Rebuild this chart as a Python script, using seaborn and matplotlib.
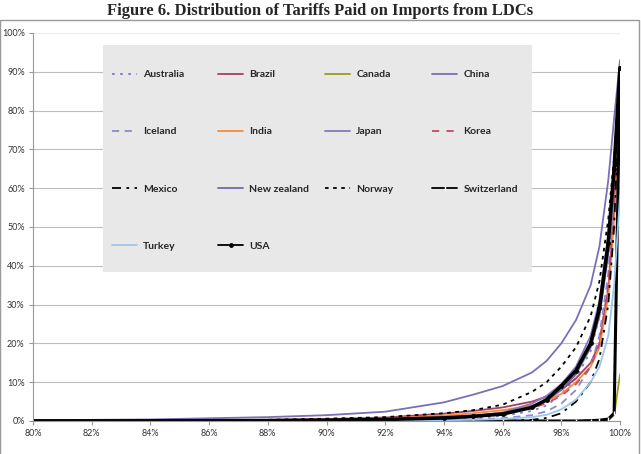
import numpy as np
import pandas as pd
import matplotlib.pyplot as plt
from matplotlib.patches import Rectangle
import seaborn as sns

#share of tariff lines (x) vs tariff paid (y), in %
share = [80, 84, 88, 90, 92, 94, 95, 96, 97, 97.5, 98, 98.5, 99, 99.3, 99.6, 99.8, 100]

australia = [0, 0, 0, 0.1, 0.2, 0.5, 0.8, 1.3, 2.6, 4, 7, 11, 18, 27, 45, 64, 89]
brazil = [0, 0.1, 0.3, 0.5, 0.9, 1.9, 2.6, 3.5, 5.0, 6.3, 8, 11, 15, 20, 34, 55, 85]
canada = [0, 0, 0, 0, 0, 0, 0, 0, 0, 0, 0, 0, 0, 0, 0.2, 1.5, 12]
china = [0.2, 0.4, 1.0, 1.5, 2.4, 4.8, 6.8, 9.0, 12.5, 15.5, 20, 26, 35, 45, 62, 78, 93]
iceland = [0, 0, 0, 0, 0.1, 0.2, 0.4, 0.7, 1.5, 2.5, 4.5, 8, 14, 22, 38, 58, 87]
india = [0, 0.1, 0.2, 0.4, 0.7, 1.4, 2.0, 2.8, 4.0, 5.2, 7, 10, 14, 19, 32, 52, 80]
japan = [0, 0, 0.1, 0.2, 0.4, 0.9, 1.4, 2.2, 4.5, 6.5, 9.5, 14, 22, 31, 48, 66, 90]
korea = [0, 0, 0.1, 0.2, 0.4, 0.9, 1.3, 2.0, 3.3, 4.6, 6.5, 9.5, 14, 20, 35, 56, 84]
mexico = [0, 0, 0, 0, 0, 0, 0, 0.05, 0.3, 0.8, 2, 5, 10, 16, 30, 50, 88]
new_zealand = [0, 0, 0.1, 0.2, 0.3, 0.7, 1.1, 1.8, 3.5, 5.2, 8, 12, 19, 27, 43, 62, 89]
norway = [0, 0.1, 0.3, 0.6, 1.0, 2.0, 2.8, 4.2, 7.5, 10, 14, 19, 27, 36, 52, 68, 90]
switzerland = [0, 0, 0, 0, 0, 0, 0, 0, 0, 0, 0, 0, 0.1, 0.2, 0.5, 2, 90]
turkey = [0, 0, 0, 0, 0.1, 0.2, 0.3, 0.5, 1.0, 1.6, 3, 5.5, 10, 14, 22, 35, 58]
usa = [0, 0, 0.1, 0.2, 0.4, 0.8, 1.2, 1.8, 3.5, 5.5, 9, 13, 20, 29, 46, 65, 91]

countries = ['Australia', 'Brazil', 'Canada', 'China', 'Iceland', 'India', 'Japan',
             'Korea', 'Mexico', 'New zealand', 'Norway', 'Switzerland', 'Turkey', 'USA']
values = [australia, brazil, canada, china, iceland, india, japan,
          korea, mexico, new_zealand, norway, switzerland, turkey, usa]

#line looks for each country
colours_dict = {'Australia': '#7E7EC4', 'Brazil': '#A3405E', 'Canada': '#9C9C22',
                'China': '#7A70B4', 'Iceland': '#8A8ACC', 'India': '#F58A3E',
                'Japan': '#8678BC', 'Korea': '#C24A62', 'Mexico': 'black',
                'New zealand': '#7468AE', 'Norway': 'black', 'Switzerland': 'black',
                'Turkey': '#9CC6EE', 'USA': 'black'}
dash_dict = {'Australia': (0, (1.5, 3)), 'Iceland': (0, (4, 3)), 'Korea': (0, (4, 4)),
             'Mexico': (0, (5, 3, 1.5, 3)), 'Norway': (0, (2, 2.5))}
thick_dict = {c: 1.3 for c in countries}
thick_dict.update({'USA': 2.6, 'Switzerland': 2.2})

sns.set_theme(style='white')
plt.rcParams['font.family'] = ['Lato', 'DejaVu Sans']

fig = plt.figure(figsize=(6.41, 4.54), dpi=100)
ax = fig.add_axes([33 / 641, 1 - 421 / 454, 587 / 641, 388 / 454])

for country, vals in zip(countries, values):
    kw = {}
    if country == 'USA':
        kw = dict(marker='o', markersize=3.5, markeredgewidth=0)
    elif country == 'Switzerland':
        kw = dict(marker='|', markersize=3, markeredgewidth=1)
    sns.lineplot(x=share, y=vals, ax=ax, label=country, color=colours_dict[country],
                 linewidth=thick_dict[country], linestyle=dash_dict.get(country, '-'),
                 sort=False, legend=False, **kw)

ax.set_xlim(80, 100)
ax.set_ylim(0, 100)
ax.set_xticks(np.arange(80, 101, 2))
ax.set_xticklabels([f'{t}%' for t in range(80, 101, 2)], fontsize=6.5, color='#333333')
ax.set_yticks(np.arange(0, 101, 10))
ax.set_yticklabels([f'{t}%' for t in range(0, 101, 10)], fontsize=6.5, color='#333333')
ax.tick_params(axis='both', length=3, width=0.8, color='#999999', pad=3, direction='out',
               bottom=True, left=True)
ax.yaxis.grid(True, color='#BDBDBD', linewidth=0.8)
ax.get_ygridlines()[-1].set_color('#EBEBEB')
ax.xaxis.grid(False)
ax.set_axisbelow(True)
for side in ['top', 'right']:
    ax.spines[side].set_visible(False)
for side in ['left', 'bottom']:
    ax.spines[side].set_color('#999999')
    ax.spines[side].set_linewidth(0.8)

#grey legend panel, then the four legend columns laid out row by row like excel
ax.add_patch(Rectangle((70 / 587, 0.384), 0.73, 0.585, transform=ax.transAxes,
                       facecolor='#E8E8E8', edgecolor='none', zorder=1))
lines = {line.get_label(): line for line in ax.get_lines()}
col_x = [112, 218, 325, 432]
for i, x0 in enumerate(col_x):
    names = countries[i::4]
    leg = ax.legend([lines[n] for n in names], names, loc='upper left',
                    bbox_to_anchor=((x0 - 33) / 587, 0.905), borderpad=0, borderaxespad=0,
                    prop={'weight': 'bold', 'size': 7.5}, labelspacing=4.6,
                    handlelength=2.4, handletextpad=0.6, frameon=False)
    for h in leg.get_lines():
        h.set_linewidth(1.3)
    if i < len(col_x) - 1:
        ax.add_artist(leg)

#outer chart border and title
fig.patches.append(Rectangle((0, -0.01), 639 / 641, 1 - 20 / 454 + 0.01, transform=fig.transFigure,
                             fill=False, edgecolor='#9A9A9A', linewidth=1))
fig.text(0.5, 1 - 11 / 454, 'Figure 6. Distribution of Tariffs Paid on Imports from LDCs',
         ha='center', va='center', fontsize=12, fontweight='bold', family='Liberation Serif')

fig.savefig('out.png', dpi=100)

---+---

**Task goal:**
Make an exact copy of the whole listing, but don't bring over any pictures.

**Task result:**
Rebuild this chart as a Python script, using seaborn and matplotlib.
import numpy as np
import pandas as pd
import matplotlib.pyplot as plt
from matplotlib.patches import Rectangle
import seaborn as sns

#share of tariff lines (x) vs tariff paid (y), in %
share = [80, 84, 88, 90, 92, 94, 95, 96, 97, 97.5, 98, 98.5, 99, 99.3, 99.6, 99.8, 100]

australia = [0, 0, 0, 0.1, 0.2, 0.5, 0.8, 1.3, 2.6, 4, 7, 11, 18, 27, 45, 64, 89]
brazil = [0, 0.1, 0.3, 0.5, 0.9, 1.9, 2.6, 3.5, 5.0, 6.3, 8, 11, 15, 20, 34, 55, 85]
canada = [0, 0, 0, 0, 0, 0, 0, 0, 0, 0, 0, 0, 0, 0, 0.2, 1.5, 12]
china = [0.2, 0.4, 1.0, 1.5, 2.4, 4.8, 6.8, 9.0, 12.5, 15.5, 20, 26, 35, 45, 62, 78, 93]
iceland = [0, 0, 0, 0, 0.1, 0.2, 0.4, 0.7, 1.5, 2.5, 4.5, 8, 14, 22, 38, 58, 87]
india = [0, 0.1, 0.2, 0.4, 0.7, 1.4, 2.0, 2.8, 4.0, 5.2, 7, 10, 14, 19, 32, 52, 80]
japan = [0, 0, 0.1, 0.2, 0.4, 0.9, 1.4, 2.2, 4.5, 6.5, 9.5, 14, 22, 31, 48, 66, 90]
korea = [0, 0, 0.1, 0.2, 0.4, 0.9, 1.3, 2.0, 3.3, 4.6, 6.5, 9.5, 14, 20, 35, 56, 84]
mexico = [0, 0, 0, 0, 0, 0, 0, 0.05, 0.3, 0.8, 2, 5, 10, 16, 30, 50, 88]
new_zealand = [0, 0, 0.1, 0.2, 0.3, 0.7, 1.1, 1.8, 3.5, 5.2, 8, 12, 19, 27, 43, 62, 89]
norway = [0, 0.1, 0.3, 0.6, 1.0, 2.0, 2.8, 4.2, 7.5, 10, 14, 19, 27, 36, 52, 68, 90]
switzerland = [0, 0, 0, 0, 0, 0, 0, 0, 0, 0, 0, 0, 0.1, 0.2, 0.5, 2, 90]
turkey = [0, 0, 0, 0, 0.1, 0.2, 0.3, 0.5, 1.0, 1.6, 3, 5.5, 10, 14, 22, 35, 58]
usa = [0, 0, 0.1, 0.2, 0.4, 0.8, 1.2, 1.8, 3.5, 5.5, 9, 13, 20, 29, 46, 65, 91]

countries = ['Australia', 'Brazil', 'Canada', 'China', 'Iceland', 'India', 'Japan',
             'Korea', 'Mexico', 'New zealand', 'Norway', 'Switzerland', 'Turkey', 'USA']
values = [australia, brazil, canada, china, iceland, india, japan,
          korea, mexico, new_zealand, norway, switzerland, turkey, usa]

#line looks for each country
colours_dict = {'Australia': '#7E7EC4', 'Brazil': '#A3405E', 'Canada': '#9C9C22',
                'China': '#7A70B4', 'Iceland': '#8A8ACC', 'India': '#F58A3E',
                'Japan': '#8678BC', 'Korea': '#C24A62', 'Mexico': 'black',
                'New zealand': '#7468AE', 'Norway': 'black', 'Switzerland': 'black',
                'Turkey': '#9CC6EE', 'USA': 'black'}
dash_dict = {'Australia': (0, (1.5, 3)), 'Iceland': (0, (4, 3)), 'Korea': (0, (4, 4)),
             'Mexico': (0, (5, 3, 1.5, 3)), 'Norway': (0, (2, 2.5))}
thick_dict = {c: 1.3 for c in countries}
thick_dict.update({'USA': 2.6, 'Switzerland': 2.2})

sns.set_theme(style='white')
plt.rcParams['font.family'] = ['Lato', 'DejaVu Sans']

fig = plt.figure(figsize=(6.41, 4.54), dpi=100)
ax = fig.add_axes([33 / 641, 1 - 421 / 454, 587 / 641, 388 / 454])

for country, vals in zip(countries, values):
    kw = {}
    if country == 'USA':
        kw = dict(marker='o', markersize=3.5, markeredgewidth=0)
    elif country == 'Switzerland':
        kw = dict(marker='|', markersize=3, markeredgewidth=1)
    sns.lineplot(x=share, y=vals, ax=ax, label=country, color=colours_dict[country],
                 linewidth=thick_dict[country], linestyle=dash_dict.get(country, '-'),
                 sort=False, legend=False, **kw)

ax.set_xlim(80, 100)
ax.set_ylim(0, 100)
ax.set_xticks(np.arange(80, 101, 2))
ax.set_xticklabels([f'{t}%' for t in range(80, 101, 2)], fontsize=6.5, color='#333333')
ax.set_yticks(np.arange(0, 101, 10))
ax.set_yticklabels([f'{t}%' for t in range(0, 101, 10)], fontsize=6.5, color='#333333')
ax.tick_params(axis='both', length=3, width=0.8, color='#999999', pad=3, direction='out',
               bottom=True, left=True)
ax.yaxis.grid(True, color='#BDBDBD', linewidth=0.8)
ax.get_ygridlines()[-1].set_color('#EBEBEB')
ax.xaxis.grid(False)
ax.set_axisbelow(True)
for side in ['top', 'right']:
    ax.spines[side].set_visible(False)
for side in ['left', 'bottom']:
    ax.spines[side].set_color('#999999')
    ax.spines[side].set_linewidth(0.8)

#grey legend panel, then the four legend columns laid out row by row like excel
ax.add_patch(Rectangle((70 / 587, 0.384), 0.73, 0.585, transform=ax.transAxes,
                       facecolor='#E8E8E8', edgecolor='none', zorder=1))
lines = {line.get_label(): line for line in ax.get_lines()}
col_x = [112, 218, 325, 432]
for i, x0 in enumerate(col_x):
    names = countries[i::4]
    leg = ax.legend([lines[n] for n in names], names, loc='upper left',
                    bbox_to_anchor=((x0 - 33) / 587, 0.905), borderpad=0, borderaxespad=0,
                    prop={'weight': 'bold', 'size': 7.5}, labelspacing=4.6,
                    handlelength=2.4, handletextpad=0.6, frameon=False)
    for h in leg.get_lines():
        h.set_linewidth(1.3)
    if i < len(col_x) - 1:
        ax.add_artist(leg)

#outer chart border and title
fig.patches.append(Rectangle((0, -0.01), 639 / 641, 1 - 20 / 454 + 0.01, transform=fig.transFigure,
                             fill=False, edgecolor='#9A9A9A', linewidth=1))
fig.text(0.5, 1 - 11 / 454, 'Figure 6. Distribution of Tariffs Paid on Imports from LDCs',
         ha='center', va='center', fontsize=12, fontweight='bold', family='Liberation Serif')

fig.savefig('out.png', dpi=100)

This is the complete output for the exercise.